A fatwa against Trump issued on Jun. 29 by Grand Ayatollah Makarem Shirazi, an influential and senior cleric, reinforces this dynamic. It recasts Trump not merely as the leader of a hostile state but as a personal and religious adversary of the Islamic Republic, which makes any future accommodation with him politically costly.
Continued conflict also benefits the Islamic Revolutionary Guard Corps (IRGC), which controls the state’s principal instruments of military and regional pressure. The longer negotiation can be framed as capitulation, the more that coercive leverage stays in the hands of the security establishment. Ayatollah Ruhollah Khomeini once described accepting the 1988 ceasefire with Iraq as drinking from a poisoned chalice. Today’s leadership does not yet believe continued resistance demands such a compromise, which is precisely why it has not reached for that chalice itself.
The risk of overreach
Iran may be securing short-term leverage, but it will come at the expense of its longer-term position. Continued attacks on shipping will grow harder for Gulf Arab governments to tolerate. They have spent years managing a careful balance with Tehran, but they are unlikely to indefinitely absorb daily strikes and open threats to trade, energy exports, and regional stability. If sustained, this strategy risks backfiring.
The Gulf states will lean harder on American protection and tighter security coordination rather than coming to see Iran as central to any workable regional order.
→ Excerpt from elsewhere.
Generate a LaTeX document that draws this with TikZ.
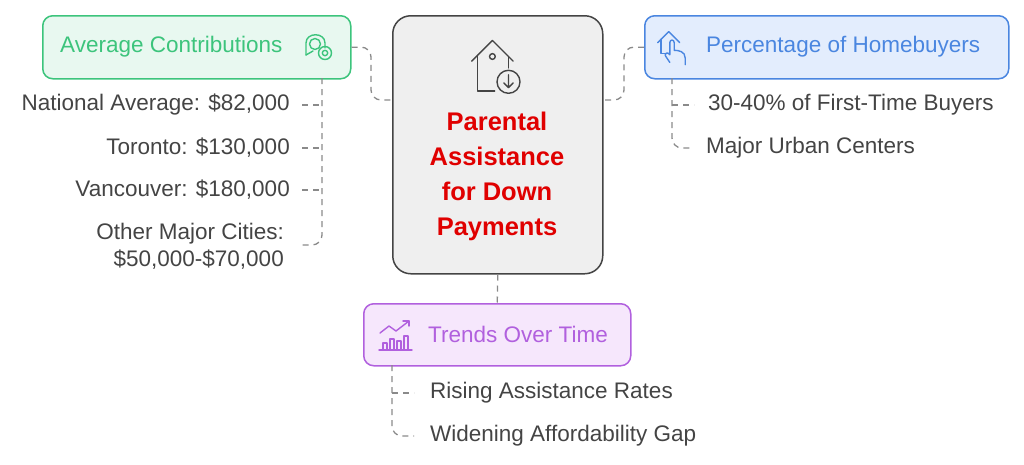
\documentclass[tikz,border=0pt]{standalone}
\usepackage{fontspec}
\setmainfont{Liberation Sans}
\usetikzlibrary{arrows.meta}
\definecolor{gtxt}{HTML}{3CC47C}\definecolor{gfill}{HTML}{E8F8F0}
\definecolor{btxt}{HTML}{4A86E0}\definecolor{bfill}{HTML}{E3EDFD}
\definecolor{ptxt}{HTML}{B160DE}\definecolor{pfill}{HTML}{F6E7FC}
\definecolor{cfill}{HTML}{EFEFEF}\definecolor{cline}{HTML}{444444}
\definecolor{ttxt}{HTML}{444444}\definecolor{conn}{HTML}{8A8A8A}
\definecolor{red1}{HTML}{E00000}
\tikzset{
 box/.style={draw, line width=1.5pt, rounded corners=10pt, minimum height=63pt, inner sep=0pt},
 lbl/.style={font=\fontsize{22.5}{27}\selectfont, text=ttxt, inner sep=0pt},
 ttl/.style={font=\fontsize{22.5}{27}\selectfont, inner sep=0pt, anchor=west},
 con/.style={draw=conn, line width=1.3pt, dash pattern=on 6pt off 5pt, rounded corners=10pt},
 ic/.style={line width=1.4pt, line cap=round, line join=round}
}
\begin{document}
\begin{tikzpicture}[x=1pt,y=-1pt]
\useasboundingbox (0,0) rectangle (1024,464);
% boxes
\node[box, draw=gtxt, fill=gfill, minimum width=308pt, anchor=north west] (g) at (42,15) {};
\node[ttl, text=gtxt] (gt) at (60,47) {Average Contributions};
\node[box, draw=cline, fill=cfill, minimum width=210pt, minimum height=258pt, rounded corners=18pt, anchor=north west] (c) at (392,15) {};
\node[font=\fontsize{25.5}{35}\selectfont\bfseries, text=red1, align=center] (ct) at (497,176) {Parental\\Assistance\\for Down\\Payments};
\node[box, draw=btxt, fill=bfill, minimum width=364pt, anchor=north west] (b) at (644,15) {};
\node[ttl, text=btxt] (bt) at (706,47) {Percentage of Homebuyers};
\node[box, draw=ptxt, fill=pfill, minimum width=267pt, minimum height=62pt, anchor=north west] (p) at (363,303) {};
\node[ttl, text=ptxt] (pt) at (428,334) {Trends Over Time};
% left items
\node[lbl, anchor=east] (l1) at (290,105) {National Average: \$82,000};
\node[lbl, anchor=east] (l2) at (290,148) {Toronto: \$130,000};
\node[lbl, anchor=east] (l3) at (290,190) {Vancouver: \$180,000};
\node[lbl, anchor=east, align=right] (l4) at (284,246) {Other Major Cities:\\\$50,000-\$70,000};
\node[lbl, anchor=west] (r1) at (708,105) {30-40\% of First-Time Buyers};
\node[lbl, anchor=west] (r2) at (706,148) {Major Urban Centers};
\node[lbl, anchor=west] (q1) at (430,393) {Rising Assistance Rates};
\node[lbl, anchor=west] (q2) at (430,436) {Widening Affordability Gap};
% connectors
\coordinate (gc) at (322,78);
\draw[con] (g.east) -- (371,47) -- (371,100) -- (c.west|-0,100);
\draw[con] (b.west) -- (624,47) -- (624,100) -- (c.east|-0,100);
\draw[con] (c.south) -- (p.north);
\draw[con] (gc) -- (322,245) -- (300,245);
\draw[con] (l1.east)++(12,0) -- (322,105);
\draw[con] (l2.east)++(12,0) -- (322,148);
\draw[con] (l3.east)++(12,0) -- (322,190);
\draw[con] (672,78) -- (672,148) -- (694,148);
\draw[con] (672,105) -- (694,105);
\draw[con] (392,365) -- (392,436) -- (414,436);
\draw[con] (392,393) -- (414,393);
% icons
\begin{scope}[ic, draw=gtxt, shift={(318,47)}]
 \draw (-12,8) -- (-12,-4) .. controls (-12,-15) and (7,-15) .. (7,-4) -- (7,1);
 \draw (-3,-3) circle (5.5);
 \draw (-12,8) -- (-5,4);
 \draw (7,6) circle (6.5); \draw (7,6) circle (2.7);
\end{scope}
\begin{scope}[ic, draw=cline, shift={(497,68)}, scale=1.15]
 \draw (-22,-6) -- (-4,-24) -- (14,-6);
 \draw (-17,-11) -- (-17,20) -- (-2,20);
 \draw (10,-10) -- (10,0);
 \draw (-4,-10) circle (2.5);
 \draw (10,12) circle (10);
 \draw (10,6) -- (10,17) (6,13) -- (10,17) -- (14,13);
\end{scope}
\begin{scope}[ic, draw=btxt, shift={(672,47)}, scale=1.1]
 \draw (-13,-4) -- (-3,-14) -- (7,-4);
 \draw (-10,-7) -- (-10,6) -- (-6,6);
 \draw (-2,14) -- (-6,8) .. controls (-7,6) and (-4,4) .. (-2,7) -- (-2,-4) .. controls (-2,-7) and (2,-7) .. (2,-4) -- (2,3) .. controls (6,3) and (12,4) .. (12,10) -- (12,16);
\end{scope}
\begin{scope}[ic, draw=ptxt, shift={(395,334)}]
 \draw (-16,16) -- (17,16);
 \foreach \xx/\hh in {-12/6,-5/10,2/8,9/13} \draw (\xx,15) -- (\xx,15-\hh) -- (\xx+4,15-\hh) -- (\xx+4,15);
 \draw (-15,-1) -- (-6,-8) -- (1,-3) -- (14,-13);
 \draw (8,-13) -- (14,-13) -- (14,-8);
\end{scope}
\end{tikzpicture}
\end{document}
The United Arab Emirates and Saudi Arabia are already developing plans to reduce their dependence on Hormuz by building alternative pipelines and ports. It also risks hollowing out the mediators’ role. Qatar, Oman, and Pakistan can broker diplomacy only while both sides continue to value that channel. Repeated breaches and widening strikes steadily narrow that space, and with it, Iran’s own room to negotiate a way out when it eventually decides it needs one.
Ultimately, Iran is running a familiar playbook of escalating to deescalate. By returning to conflict, it hopes to demonstrate that it cannot be weakened gradually and that no stable regional order can be built without it. This strategy only works if both sides preserve a credible path back to diplomacy. Without one, escalation will compound, hardliners will be empowered, mediators will lose patience, and every future concession will get politically harder for both governments to make. There is no durable military solution.
Tehran cannot compel Washington to abandon its regional interests, and Washington cannot eliminate Tehran’s ability to impose costs without risking exactly the wider war it says it wants to avoid. The only viable path forward is a revived, mutually understood memorandum of understanding covering maritime passage, sanctions relief, nuclear limits, and military restraint, with real mechanisms to verify compliance including a deconfliction channel to resolve disputes before they escalate.
Without that reciprocity, the pattern will likely repeat. Tehran will keep arming itself against disarmament, Washington will misread its leverage, and the next ceasefire will be just another interlude rather than a path toward any lasting exit from these wars.